Das Buch jedoch zieht weiter als durch das Kontorhausviertel, es beschreibt die Bauten an der Mönckebergstraße genauso wie die am Wallring oder im Passagenviertel. Gerade die Anekdoten zu stadtprägenden Bauten wie dem Hapag-Haus, bei dem sich der Rathaus-Architekt Martin Haller und der Chilehaus-Architekt Fritz Höger bekämpften, sind unterhaltsam; manchmal aber nehmen die Autoren mit ihrer nüchternen Art zu sehr das Fachpublikum in den Blick; zur Bettlektüre wird „Welterbe Kontorhäuser“ kaum taugen.

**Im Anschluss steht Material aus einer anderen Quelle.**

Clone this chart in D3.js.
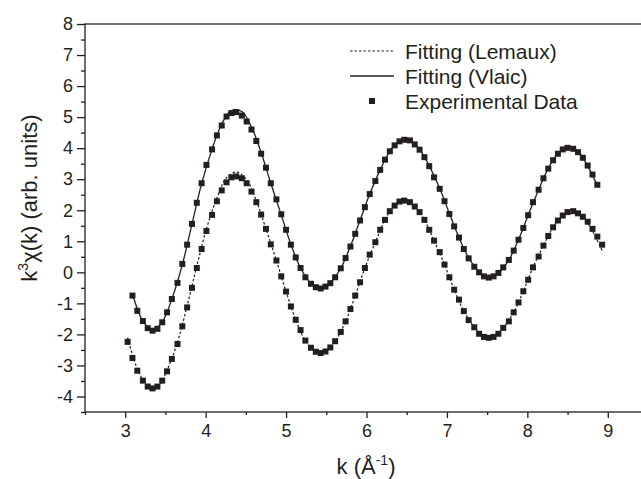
<!DOCTYPE html>
<html>
<head>
<meta charset="utf-8">
<script src="https://cdn.jsdelivr.net/npm/d3@7"></script>
<style>
  body { margin: 0; background: #fff; }
  svg { display: block; font-family: "Liberation Sans", Arial, sans-serif; }
</style>
</head>
<body>
<svg id="chart" width="641" height="479"></svg>
<script>
// k grid of the experimental points (A^-1)
var kData = [
  3.03, 3.09, 3.15, 3.22, 3.28, 3.34, 3.40, 3.46, 3.52, 3.58,
  3.65, 3.71, 3.77, 3.83, 3.89, 3.95, 4.01, 4.08, 4.14, 4.20,
  4.26, 4.32, 4.38, 4.45, 4.51, 4.57, 4.63, 4.69, 4.75, 4.81,
  4.88, 4.94, 5.00, 5.06, 5.12, 5.18, 5.24, 5.31, 5.37, 5.43,
  5.49, 5.55, 5.61, 5.68, 5.74, 5.80, 5.86, 5.92, 5.98, 6.04,
  6.11, 6.17, 6.23, 6.29, 6.35, 6.41, 6.47, 6.54, 6.60, 6.66,
  6.72, 6.78, 6.84, 6.91, 6.97, 7.03, 7.09, 7.15, 7.21, 7.27,
  7.34, 7.40, 7.46, 7.52, 7.58, 7.64, 7.70, 7.77, 7.83, 7.89,
  7.95, 8.01, 8.07, 8.14, 8.20, 8.26, 8.32, 8.38, 8.44, 8.50,
  8.57, 8.63, 8.69, 8.75, 8.81, 8.87, 8.93
];

// experimental data, upper set (fitted by Vlaic)
var expUpper = [
  null, -0.75, -1.24, -1.57, -1.80, -1.88, -1.82, -1.61, -1.29, -0.86,
  -0.34, 0.27, 0.89, 1.56, 2.24, 2.87, 3.46, 3.96, 4.41, 4.73,
  5.02, 5.13, 5.16, 5.05, 4.86, 4.60, 4.23, 3.82, 3.37, 2.87,
  2.35, 1.87, 1.37, 0.89, 0.48, 0.14, -0.16, -0.37, -0.48, -0.52,
  -0.46, -0.35, -0.16, 0.13, 0.46, 0.83, 1.24, 1.67, 2.10, 2.52,
  2.94, 3.30, 3.63, 3.90, 4.09, 4.22, 4.27, 4.25, 4.12, 3.95,
  3.71, 3.42, 3.06, 2.69, 2.29, 1.88, 1.48, 1.12, 0.75, 0.45,
  0.18, 0.00, -0.13, -0.17, -0.13, -0.02, 0.16, 0.40, 0.70, 1.05,
  1.43, 1.84, 2.26, 2.66, 3.03, 3.34, 3.61, 3.82, 3.96, 4.01,
  3.98, 3.87, 3.69, 3.44, 3.15, 2.82, null
];

// experimental data, lower set (fitted by Lemaux)
var expLower = [
  -2.24, -2.76, -3.17, -3.49, -3.68, -3.74, -3.68, -3.49, -3.19, -2.79,
  -2.31, -1.74, -1.13, -0.50, 0.14, 0.75, 1.33, 1.85, 2.29, 2.64,
  2.90, 3.06, 3.09, 3.03, 2.87, 2.60, 2.26, 1.86, 1.40, 0.90,
  0.38, -0.13, -0.62, -1.10, -1.53, -1.86, -2.20, -2.43, -2.56, -2.60,
  -2.55, -2.42, -2.22, -1.92, -1.58, -1.18, -0.75, -0.32, 0.14, 0.57,
  0.97, 1.37, 1.69, 1.97, 2.15, 2.28, 2.31, 2.26, 2.12, 1.94,
  1.69, 1.37, 1.02, 0.65, 0.25, -0.16, -0.56, -0.88, -1.25, -1.54,
  -1.77, -1.98, -2.08, -2.11, -2.08, -1.98, -1.79, -1.58, -1.29, -0.97,
  -0.61, -0.24, 0.16, 0.51, 0.86, 1.17, 1.45, 1.67, 1.83, 1.94,
  1.97, 1.90, 1.79, 1.63, 1.40, 1.15, 0.89
];

// Vlaic fit, at the odd points of kData
var vlaicFit = [
  -0.70, -1.57, -1.86, -1.60, -0.86, 0.25, 1.55, 2.86, 3.97, 4.78,
  5.21, 5.18, 4.68, 3.86, 2.87, 1.85, 0.90, 0.14, -0.35, -0.50,
  -0.33, 0.13, 0.84, 1.68, 2.52, 3.30, 3.90, 4.24, 4.26, 3.96,
  3.43, 2.71, 1.90, 1.12, 0.47, 0.02, -0.16, -0.03, 0.40, 1.05,
  1.84, 2.66, 3.35, 3.83, 4.03, 3.90, 3.42, 2.80
];

// Lemaux fit, at the even points of kData
var lemauxFit = [
  -2.10, -3.10, -3.66, -3.70, -3.15, -2.25, -1.08, 0.20, 1.40, 2.40,
  3.05, 3.23, 2.98, 2.30, 1.40, 0.38, -0.62, -1.53, -2.20, -2.56,
  -2.55, -2.22, -1.58, -0.75, 0.14, 0.97, 1.69, 2.17, 2.33, 2.13,
  1.69, 1.02, 0.25, -0.56, -1.25, -1.77, -2.08, -2.08, -1.79, -1.29,
  -0.61, 0.16, 0.86, 1.45, 1.84, 1.98, 1.78, 1.33, 0.70
];

var xTicks = [3, 4, 5, 6, 7, 8, 9];
var yTicks = [-4, -3, -2, -1, 0, 1, 2, 3, 4, 5, 6, 7, 8];
var legendLabels = ["Fitting (Lemaux)", "Fitting (Vlaic)", "Experimental Data"];

(function () {
    var ink = "#231f20";
    var svg = d3.select("#chart");
    var pL = 85, pR = 648, pT = 24, pB = 412;

    var x = d3.scaleLinear().domain([2.5, 9.5]).range([pL, pR]);
    var y = d3.scaleLinear().domain([-4.5, 8]).range([pB, pT]);

    // frame
    svg.append("rect")
        .attr("x", pL).attr("y", pT)
        .attr("width", pR - pL).attr("height", pB - pT)
        .attr("fill", "none").attr("stroke", ink).attr("stroke-width", 1.3);

    // axes
    var xMinor = [2.5, 3.5, 4.5, 5.5, 6.5, 7.5, 8.5, 9.5];
    var yMinor = [-4.5, -3.5, -2.5, -1.5, -0.5, 0.5, 1.5, 2.5, 3.5, 4.5, 5.5, 6.5, 7.5];

    var gx = svg.append("g").attr("transform", "translate(0," + pB + ")");
    gx.call(d3.axisBottom(x).tickValues(xMinor).tickSize(3).tickFormat(""));
    gx.append("g").call(d3.axisBottom(x).tickValues(xTicks).tickSize(6).tickPadding(6)
        .tickFormat(function (d) { return String(d); }));

    var gy = svg.append("g").attr("transform", "translate(" + pL + ",0)");
    gy.call(d3.axisLeft(y).tickValues(yMinor).tickSize(4).tickFormat(""));
    gy.append("g").call(d3.axisLeft(y).tickValues(yTicks).tickSize(8).tickPadding(4)
        .tickFormat(function (d) { return String(d); }));

    svg.selectAll(".domain").remove();
    svg.selectAll(".tick line").attr("stroke", ink).attr("stroke-width", 1.3);
    svg.selectAll(".tick text").attr("fill", ink).style("font-size", "18px")
        .style("font-family", "'Liberation Sans', Arial, sans-serif");

    // curves
    var plot = svg.append("g");
    var line = d3.line()
        .x(function (d) { return x(d[0]); })
        .y(function (d) { return y(d[1]); })
        .curve(d3.curveCatmullRom.alpha(0.5));

    var vlaicPts = kData.filter(function (d, i) { return i % 2 === 1; })
        .map(function (k, i) { return [k, vlaicFit[i]]; });
    var lemauxPts = kData.filter(function (d, i) { return i % 2 === 0; })
        .map(function (k, i) { return [k, lemauxFit[i]]; });

    plot.append("path").datum(lemauxPts)
        .attr("fill", "none").attr("stroke", ink).attr("stroke-width", 1.2)
        .attr("stroke-dasharray", "2.5,2").attr("d", line);
    plot.append("path").datum(vlaicPts)
        .attr("fill", "none").attr("stroke", ink).attr("stroke-width", 1.3)
        .attr("d", line);

    var pts = [];
    kData.forEach(function (k, i) {
        if (expUpper[i] !== null) pts.push([k, expUpper[i]]);
        pts.push([k, expLower[i]]);
    });
    var sq = 6;
    plot.selectAll("rect.pt").data(pts).enter().append("rect")
        .attr("class", "pt")
        .attr("x", function (d) { return x(d[0]) - sq / 2; })
        .attr("y", function (d) { return y(d[1]) - sq / 2; })
        .attr("width", sq).attr("height", sq)
        .attr("fill", ink);

    // legend
    var lg = svg.append("g").attr("transform", "translate(350,51)");
    legendLabels.forEach(function (t, i) {
        var row = lg.append("g").attr("transform", "translate(0," + (i * 25) + ")");
        if (i === 0) {
            row.append("line").attr("x1", 0).attr("x2", 44).attr("y1", 0).attr("y2", 0)
                .attr("stroke", ink).attr("stroke-width", 1.1).attr("stroke-dasharray", "2.5,2");
        } else if (i === 1) {
            row.append("line").attr("x1", 0).attr("x2", 44).attr("y1", 0).attr("y2", 0)
                .attr("stroke", ink).attr("stroke-width", 1.3);
        } else {
            row.append("rect").attr("x", 22 - sq / 2).attr("y", -sq / 2)
                .attr("width", sq).attr("height", sq).attr("fill", ink);
        }
        row.append("text").attr("x", 55).attr("y", 7.5)
            .attr("fill", ink).style("font-size", "21px").text(t);
    });

    // axis titles
    var xt = svg.append("text").attr("x", 366).attr("y", 474)
        .attr("text-anchor", "middle").attr("fill", ink).style("font-size", "22px");
    xt.append("tspan").text("k (\u00c5");
    xt.append("tspan").attr("dy", -9).style("font-size", "14px").text("-1");
    xt.append("tspan").attr("dy", 9).text(")");

    var yt = svg.append("text").attr("transform", "translate(37,198) rotate(-90)")
        .attr("text-anchor", "middle").attr("fill", ink).style("font-size", "22px");
    yt.append("tspan").text("k");
    yt.append("tspan").attr("dy", -9).style("font-size", "14px").text("3");
    yt.append("tspan").attr("dy", 9).text("\u03c7(k) (arb. units)");
})();
</script>
</body>
</html>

Kultursenator Carsten Brosda lobt in seinem Grußwort, das Buch „schließt inhaltlich wie ästhetisch eine Lücke und ergänzt die vorhandene Fachliteratur und die Architekturführer“. Sehr viele Lücken indes sind bald kaum noch auszumachen: Bei einem großen Onlineversender kommt die Hansestadt auf 36.618 Bücher und geht deutschlandweit als Zweiter durchs Ziel. Noch beliebter als die „schönste Stadt der Welt“ ist nur Berlin – aber mit 294.131 Büchern.